Roland Lüthi hat nun ein neues Mammutprojekt gestartet: Er möchte eine Internetplattform erstellen, welche das Wissen über Kaffeerahmdeckeli bündelt. «So was wie Wikipedia für Deckeli», wie Lüthi schildert. Ziel soll es sein, den Katalog zu digitalisieren und Vorlagenblätter zum Download bereitzustellen. Einige der Arbeiten sind bereits abgeschlossen, andere stehen noch in den Startlöchern, wie Lüthi berichtet. Doch warum die ganze Mühe? Roland Lüthi ist sich sicher, dass die Kaffee­rahmdeckeli eine Stellung als Schweizer Kulturgut verdient haben.
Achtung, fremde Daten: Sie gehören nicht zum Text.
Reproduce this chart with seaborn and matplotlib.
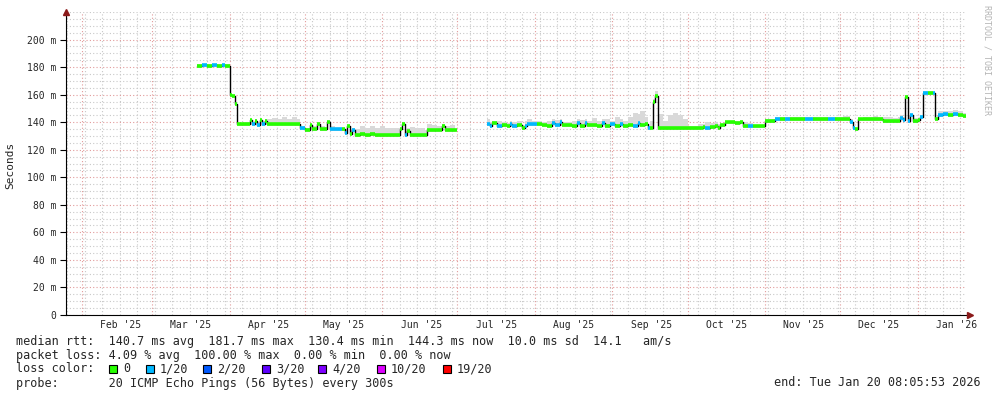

Mit diesem Projekt möchte Lüthi die Kaffeerahmdeckeli für die Nachwelt festhalten. «Ich frage mich oft, was mit meiner Sammlung passieren wird. Ich möchte, dass sie für die Nachwelt bleibt.» Sein grösster Wunsch ist es, dass seine Sammlung eines Tages im Historischen Musem Bern ausgestellt wird. «Die Kaffeerähmli sind eine Schweizer Pionierleistung. Es wäre schade, wenn dieses Kulturgut einfach so verloren geht.»